Organiser une expo chez soi, ouvrir sa maison de campagne à un artiste en résidence, louer des œuvres d’art… De nouvelles initiatives voient le jour pour rapprocher les amateurs des artistes.

Héberger un artiste ­en résidence

Le calme de la campagne girondine, le charme des vieilles pierres, la chaleur d’un grenier aménagé de 40 m2, des chevaux à la porte… Un écrin de verdure pour créer en toute tranquillité. Voilà ce que propose Marina Bellefaye, Parisienne heureuse propriétaire d’une maison de famille, à un artiste en recherche « d’une bulle », « d’un environnement inspirant ». « Mes amis me disaient souvent : “Qu’est-ce qu’on se sent bien ici, ça donne envie d’écrire, de peindre” », se rappelle la jeune femme, ancienne étudiante aux Beaux-Arts actuellement en formation en art-thérapie. Depuis deux ans, amis, amis d’amis puis parfaits inconnus recrutés sur la plate-forme Hostanartist se sont succédé chez elle pour une ou deux semaines de résidence.

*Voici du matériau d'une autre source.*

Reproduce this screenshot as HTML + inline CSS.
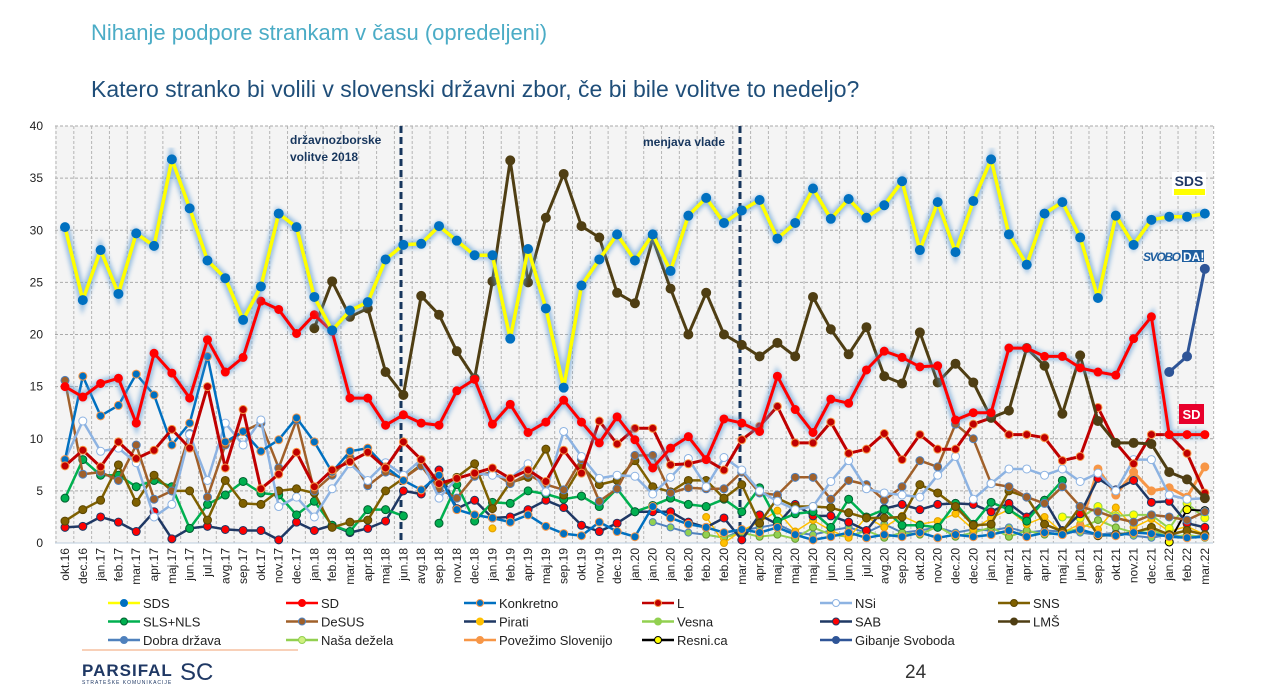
<!DOCTYPE html>
<html><head><meta charset="utf-8"><style>
body{margin:0;background:#fff;width:1262px;height:692px;overflow:hidden;font-family:"Liberation Sans",sans-serif;}
#t1{position:absolute;left:91px;top:20px;font-size:22px;color:#4bacc6;}
#t2{position:absolute;left:91px;top:76px;font-size:23px;color:#1f4e79;}
svg{position:absolute;left:0;top:0;}
</style></head><body>
<div id="t1">Nihanje podpore strankam v času (opredeljeni)</div>
<div id="t2">Katero stranko bi volili v slovenski državni zbor, če bi bile volitve to nedeljo?</div>
<svg id="s" width="1262" height="692" xmlns="http://www.w3.org/2000/svg"></svg>
<script>
const S=document.getElementById('s');let h='';
const X=i=>65+17.81*i, Y=v=>543-10.425*v;
h+='<defs><filter id="gl" x="-5%" y="-5%" width="110%" height="110%"><feGaussianBlur stdDeviation="2.2"/></filter></defs>';
h+='<rect x="55" y="126" width="1158" height="417" fill="#f4f4f4"/>';
for(let v=5;v<=40;v+=5)h+=`<line x1="55" x2="1213" y1="${Y(v)}" y2="${Y(v)}" stroke="#aaa" stroke-dasharray="3,2" stroke-width="1"/>`;
for(let i=0;i<=65;i++){let x=56+17.81*i;h+=`<line x1="${x}" x2="${x}" y1="126" y2="543" stroke="#b5b5b5" stroke-dasharray="3,2" stroke-width="1"/>`;}
h+='<line x1="55" x2="1213" y1="543" y2="543" stroke="#bcd" stroke-width="1"/>';
for(let v=0;v<=40;v+=5)h+=`<text x="43" y="${Y(v)+4}" font-size="12" text-anchor="end" fill="#222">${v}</text>`;
const L="okt.16 dec.16 jan.17 feb.17 mar.17 apr.17 maj.17 jun.17 jul.17 avg.17 sep.17 okt.17 nov.17 dec.17 jan.18 feb.18 mar.18 apr.18 maj.18 jun.18 avg.18 sep.18 nov.18 dec.18 jan.19 feb.19 apr.19 maj.19 sep.19 okt.19 nov.19 dec.19 jan.20 jan.20 jan.20 feb.20 feb.20 feb.20 mar.20 apr.20 maj.20 maj.20 maj.20 jun.20 jun.20 jul.20 avg.20 sep.20 okt.20 nov.20 dec.20 dec.20 jan.21 mar.21 apr.21 apr.21 maj.21 jun.21 sep.21 okt.21 nov.21 dec.21 jan.22 feb.22 mar.22".split(' ');
L.forEach((l,i)=>{h+=`<text transform="translate(${X(i)+4},548) rotate(-90)" font-size="12" text-anchor="end" fill="#222">${l}</text>`;});
// dashed verticals
[401,740].forEach(x=>h+=`<line x1="${x}" x2="${x}" y1="126" y2="543" stroke="#17365d" stroke-width="3" stroke-dasharray="7,4"/>`);
h+='<text x="290" y="144" font-size="12" font-weight="bold" fill="#17365d">državnozborske</text><text x="290" y="161" font-size="12" font-weight="bold" fill="#17365d">volitve 2018</text>';
h+='<text x="643" y="146" font-size="12" font-weight="bold" fill="#17365d">menjava vlade</text>';
function ser(start,vals,col,w,mk,mkStroke,r,glow){
 let pts=vals.map((v,k)=>v==null?null:[X(start+k),Y(v)]);
 let segs=[],cur=[];pts.forEach(p=>{if(p)cur.push(p);else{if(cur.length)segs.push(cur);cur=[];}});if(cur.length)segs.push(cur);
 segs.forEach(sg=>{let d=sg.map(p=>p[0].toFixed(1)+','+p[1].toFixed(1)).join(' ');
  if(glow)h+=`<polyline points="${d}" fill="none" stroke="#5b9bd5" stroke-width="${w+5}" opacity="0.6" filter="url(#gl)"/>`;
  h+=`<polyline points="${d}" fill="none" stroke="${col}" stroke-width="${w}" stroke-linejoin="round"/>`;});
 pts.forEach(p=>{if(p)h+=`<circle cx="${p[0]}" cy="${p[1]}" r="${r}" fill="${mk}" stroke="${mkStroke}" stroke-width="1"/>`;});
}
// minor series
ser(33,[2,1.5,1,0.8,0.5,1.2,1.5,1.8,1,0.8,1.2,1.5,1,1.8,1,1.2,1.5,1,1.3,1.2,1.5,1,1.2,1.1,1,0.8,1,0.7,0.5,0.8,0.6,0.7],'#4f81bd',2,'#92d050','#4f81bd',3.5);
ser(36,[0.8,0.5,1,0.6,0.8,0.4,1.5,0.8,0.6,1.2,0.5,1,0.8,1.6,0.6,1,1.5,0.6,1.2,0.8,1,1.4,2.2,1.5,1,1.3,0.5,0.8,0.5],'#92d050',2,'#92d050','#6a9a30',3.5);
ser(24,[1.4,null,null,null,null,null,null,null,null,null,null,null,2.5,0,1.2,2.0,3.1,1.1,2.2,1.2,0.5,2.5,1.5,2.6,1.8,2.1,2.8,1.3,2.4,3.2,1.8,2.5,1.0,1.8,1.3,3.4,1.5,2.3,1.1,1.6,0.8],'#ffc000',1.5,'#ffc000','#e0a000',3.5);
ser(57,[1.5,7.1,4.6,6.8,5.0,5.3,4.4,7.3],'#f79646',3,'#f79646','#f79646',4);
ser(56,[2.5,2.4,3.5,2.6,2.7,2.7,1.4,3.8,2.4],'#92d050',2,'#ffff00','#92d050',4);
ser(62,[0.1,3.2,3.1],'#000',2,'#ffff00','#000',4);
ser(0,[1.5,1.6,2.5,2.0,1.1,3.0,0.4,1.4,1.6,1.3,1.2,1.2,0.3,2.0,1.2,1.7,1.0,1.4,2.1,5.0,4.7,7.0,3.3,4.1,2.4,2.5,3.2,4.1,3.4,1.7,1.1,1.9,3.0,3.0,3.0,2.0,1.5,2.4,0.3,2.7,1.8,3.7,2.6,2.6,2.0,1.2,3.3,3.7,3.2,3.7,3.8,3.7,3.0,3.8,2.5,4.1,1.2,2.8,6.2,5.1,6.0,3.9,4.0,1.9,1.5],'#1f3864',2.5,'#ff0000','#1f3864',4);
ser(0,[4.3,8.0,6.5,6.5,5.4,6.0,5.4,1.4,3.7,4.6,5.9,4.8,4.6,2.7,4.0,1.7,1.1,3.2,3.2,2.6,null,1.9,5.6,2.1,3.9,3.8,5.0,4.7,4.2,4.5,3.5,5.2,3.0,3.6,4.3,3.7,3.5,4.2,3.0,5.3,2.1,2.8,3.0,1.5,4.2,2.5,3.2,1.7,1.7,1.5,3.8,1.8,3.9,3.2,2.1,4.1,6.0],'#00b050',2.5,'#00b050','#006030',4);
ser(0,[2.1,3.2,4.1,7.5,3.9,6.5,5.0,5.0,2.2,6.0,3.8,3.7,5.0,5.2,4.8,1.5,2.0,2.2,5.0,6.2,7.5,5.2,6.3,7.6,3.3,5.8,6.3,9.0,4.6,7.4,5.6,6.0,7.9,5.4,4.9,6.0,6.0,4.3,5.6,1.9,4.3,3.5,3.5,3.4,2.9,2.4,2.4,2.5,5.6,4.8,3.5,1.7,1.8,5.0,4.4,1.8,1.1,3.5,0.7,0.8,1.0,1.5,0.8,1.2,0.8],'#7f6000',2.5,'#7f6000','#5a4500',4);
ser(0,[15.6,6.6,6.8,6.0,9.4,4.2,5.0,10.5,4.4,9.4,10.7,11.5,7.2,11.8,5.0,6.5,8.2,5.5,6.8,6.2,7.4,5.2,4.3,6.4,6.8,5.7,6.6,5.6,5.1,8.0,4.0,5.2,8.4,8.4,4.8,5.3,5.2,5.2,6.8,4.8,4.6,6.3,6.3,4.2,6.0,5.6,4.1,5.4,7.9,7.3,11.4,10.0,5.7,5.4,4.4,3.8,5.4,3.5,3.0,2.4,2.0,2.7,2.5,2.2,3.0],'#a0602a',2.5,'#a0602a','#4f81bd',4);
ser(0,[8.0,11.7,8.8,9.1,7.7,2.5,3.7,10.4,6.0,11.5,9.4,11.8,3.5,4.4,2.5,5.2,7.6,6.0,7.7,6.5,8.0,4.3,6.2,6.7,6.5,6.2,7.6,4.9,10.7,8.3,6.2,6.5,6.4,4.7,6.3,8.1,5.4,8.2,7.0,5.0,4.0,3.2,3.5,5.9,7.9,5.2,4.8,4.6,4.4,6.5,8.3,4.2,5.7,7.1,7.1,6.5,7.1,5.9,6.7,5.0,8.0,8.0,4.6,4.2,4.3],'#8db3e2',2.5,'#fff','#8db3e2',4);
ser(0,[8.0,16.0,12.2,13.2,16.2,14.2,9.4,11.5,17.9,9.7,10.7,8.8,9.9,12.0,9.7,6.8,8.8,9.1,7.3,6.0,5.1,6.5,3.2,2.7,2.4,2.0,2.7,1.6,0.9,0.7,2.0,1.1,0.6,3.5,2.4,1.8,1.5,1.0,1.3,1.0,1.5,0.8,0.3,0.6,1.0,0.5,0.8,0.6,1.0,0.5,0.8,0.6,0.8,1.2,0.6,1.0,0.8,1.3,0.8,0.7,1.0,0.9,0.6,0.5,0.6],'#0070c0',2.5,'#0070c0','#f79646',4);
ser(0,[7.4,8.9,7.3,9.7,8.1,8.9,10.9,9.1,15.0,7.2,12.8,5.2,6.6,8.7,5.4,7.0,7.8,8.7,7.2,9.7,8.0,5.7,6.2,6.7,7.2,6.2,7.0,5.9,8.9,6.7,11.7,9.5,11.0,11.0,7.5,7.6,8.0,7.0,9.9,11.2,13.1,9.6,9.6,11.6,8.6,9.0,10.5,8.0,10.4,9.0,9.0,11.4,12.0,10.4,10.4,10.1,7.9,8.3,13.0,9.6,7.6,10.4,10.4,8.6,4.8],'#c00000',3,'#c00000','#f79646',4);
ser(14,[20.6,25.1,21.7,22.5,16.4,14.2,23.7,21.9,18.4,15.8,25.1,36.7,25.0,31.2,35.4,30.4,29.3,24.0,23.0,29.2,24.4,20.0,24.0,20.0,19.0,17.9,19.2,17.9,23.6,20.5,18.1,20.7,16.0,15.3,20.2,15.4,17.2,15.4,12.0,12.7,18.7,17.0,12.4,18.0,11.7,9.6,9.6,9.5,6.8,6.1,4.3],'#4f3e13',3,'#4f3e13','#4f3e13',4.5);
ser(0,[15.0,14.0,15.3,15.8,11.5,18.2,16.3,13.9,19.5,16.4,17.8,23.2,22.4,20.1,21.9,20.3,13.9,13.9,11.3,12.3,11.5,11.3,14.6,15.7,11.4,13.3,10.6,11.6,13.7,11.6,9.6,12.1,9.9,7.2,9.1,10.2,8.0,11.9,11.5,10.7,16.0,12.8,10.6,13.8,13.4,16.6,18.4,17.8,16.9,17.0,11.8,12.5,12.5,18.7,18.7,17.9,17.9,16.8,16.4,16.1,19.6,21.7,10.4,10.4,10.4],'#ff0000',3,'#ff0000','#ff0000',4,true);
ser(0,[30.3,23.3,28.1,23.9,29.7,28.5,36.8,32.1,27.1,25.4,21.4,24.6,31.6,30.3,23.6,20.4,22.3,23.1,27.2,28.6,28.7,30.4,29.0,27.6,27.6,19.6,28.2,22.5,14.9,24.7,27.2,29.6,27.1,29.6,26.1,31.4,33.1,30.7,31.9,32.9,29.2,30.7,34.0,31.1,33.0,31.2,32.4,34.7,28.1,32.7,27.9,32.8,36.8,29.6,26.7,31.6,32.7,29.3,23.5,31.4,28.6,31.0,31.3,31.3,31.6],'#ffff00',3.5,'#0070c0','#0070c0',4.5,true);
ser(62,[16.4,17.9,26.3],'#2f5597',3,'#2f5597','#2f5597',4.5);
// logos
h+='<rect x="1172" y="172" width="34" height="24" fill="#fff"/><text x="1189" y="186" font-size="14" font-weight="bold" fill="#1f3864" text-anchor="middle">SDS</text><rect x="1174" y="189" width="31" height="6" fill="#ffff00"/>';
h+='<text x="1143" y="261" font-size="12" font-weight="bold" fill="#1f5fa0" font-style="italic" textLength="38">SVOBO</text><rect x="1182" y="250" width="22" height="12" fill="#1f5fa0"/><text x="1183" y="261" font-size="12" font-weight="bold" fill="#fff">DA!</text>';
h+='<rect x="1179" y="404" width="25" height="20" fill="#e8002b"/><text x="1191.5" y="419" font-size="13" font-weight="bold" fill="#fff" text-anchor="middle">SD</text>';
// legend
const lg=[['SDS','#ffff00','#0070c0','#0070c0'],['SD','#ff0000','#ff0000','#ff0000'],['Konkretno','#0070c0','#0070c0','#f79646'],['L','#c00000','#c00000','#f79646'],['NSi','#8db3e2','#fff','#8db3e2'],['SNS','#7f6000','#7f6000','#5a4500'],
['SLS+NLS','#00b050','#00b050','#006030'],['DeSUS','#a0602a','#a0602a','#4f81bd'],['Pirati','#1f3864','#ffc000','#ffc000'],['Vesna','#92d050','#92d050','#92d050'],['SAB','#1f3864','#ff0000','#1f3864'],['LMŠ','#4f3e13','#4f3e13','#4f3e13'],
['Dobra država','#4f81bd','#4f81bd','#4f81bd'],['Naša dežela','#92d050','#d0f080','#92d050'],['Povežimo Slovenijo','#f79646','#f79646','#f79646'],['Resni.ca','#000','#ffff00','#000'],['Gibanje Svoboda','#2f5597','#2f5597','#2f5597']];
lg.forEach((e,k)=>{let c=k%6,r=Math.floor(k/6);let x=108+c*178,y=603+r*18.5;
 h+=`<line x1="${x}" x2="${x+32}" y1="${y}" y2="${y}" stroke="${e[1]}" stroke-width="2.5"/><circle cx="${x+16}" cy="${y}" r="3.5" fill="${e[2]}" stroke="${e[3]}"/><text x="${x+35}" y="${y+5}" font-size="13" fill="#222">${e[0]}</text>`;});
h+='<line x1="82" x2="298" y1="650" y2="650" stroke="#f0a070" stroke-width="1"/>';
h+='<text x="82" y="676" font-size="17" font-weight="bold" fill="#1f3864" letter-spacing="1">PARSIFAL</text><text x="180" y="680" font-size="24" fill="#1f3864">SC</text><text x="82" y="684" font-size="5" fill="#1f3864" letter-spacing="1">STRATEŠKE KOMUNIKACIJE</text>';
h+='<text x="905" y="678" font-size="19" fill="#333">24</text>';
S.innerHTML=h;
</script>
</body></html>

« Il existe très peu de lieux accessibles pour les jeunes artistes, et les échanges entre créateurs et amateurs d’art se limitent souvent aux vernissages. Or beaucoup de gens sont intéressés par le processus de création », estime David Guez, plasticien et cofondateur, avec la commissaire d’exposition Anne Roquigny, d’Hostanartist. La plate-forme de petites annonces, soutenue par le ministère de la culture et la région Ile-de-France, espère contribuer à « instaurer de nouvelles relations entre les artistes et le monde ». Qui sont ces particuliers, apprentis mécènes, qui se lancent dans l’aventure ? Souvent « des artistes eux-mêmes, amateurs d’art, des “profils Télérama” », résume David Guez.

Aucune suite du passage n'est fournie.